The area that he is claiming is not an ordinary piece of land. It is a disputed territory for these nations. If either government tries to intervene, they will raise the ire of the other, and potentially ignite the kind of war that these Balkan nations were famous for when Yugoslavia fell apart in the early 90’s. Since both governments are in the process of applying for full-fledged EU membership, it’s unlikely that they would risk their applications with a war.
And there is actually some historical precedent for this. Whenever there is a border dispute between two nations, it creates a vacuum where people can build an informal enclave within the territory. The greatest example of this in the 20th century, is the Kowloon Walled City, which was built by criminals, refugees, and squatters on a 6.4 acre piece of land after World War Two.
Because the territory was disputed between China and British ruled Hong Kong, it existed in a kind of political limbo for several decades. Since neither party was willing to start a conflagration over such a trivial piece of land, they left it alone. As time went on and more people moved there (33,000 at its peak), it became ever more expensive to remove these people and their improvised buildings, so neither country was willing to intervene.
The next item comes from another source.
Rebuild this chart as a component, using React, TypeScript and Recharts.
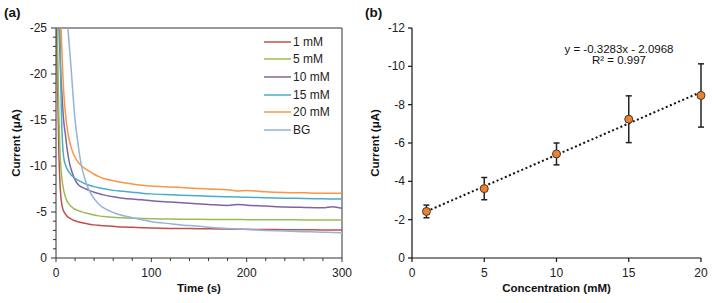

Another reason why this might succeed, is that Jedlička has made it clear that he’s not going to rock the boat for either government that is claiming ownership of this land. By not creating a military and claiming that he would only put up a “passive resistance” against any intervention, he has created a situation where it would be more trouble than it’s worth to eliminate his fledgling nation.
Because this proposed nation poses no physical threat to its neighbors, and because any intervention could start a war that neither government wants, there isn’t a whole lot they can do. If at some point in the future, Serbia and Croatia become full-fledged members of the EU, then they’ll be in the position to eliminate the nation without starting a war. But if several thousand people move there and create a legitimate government before that happens, then it’ll be too late for them to stop it.
This may be difficult for most Americans to believe since we’ve grown accustomed to living under such an aggressive government. If someone tried to create a libertarian enclave in America, it’s safe to assume that the US government would be quick to eliminate it with extreme prejudice. But that’s not necessarily true in Europe, especially for two governments that are applying for EU membership.
There is actually another precedent here, in the form of a little known region called Freetown Christiania, situated in the Danish city of Copenhagen. This autonomous community was formed by squatters and anarchists in an abandoned military base in the early 70’s. Despite the best efforts of the government to remove them, they’re still around. And while they’ve never gained international recognition, for all practical purposes they’ve managed to maintain an independent community. If a European nation like Denmark isn’t willing to use excessive force to remove this community, and if Serbia and Croatia want to join the likes of Denmark, will they be able to stop this nation?
So what do you think? Will this project succeed in creating the first libertarian based nation, or is such an idea too intolerable for any government to allow along their border?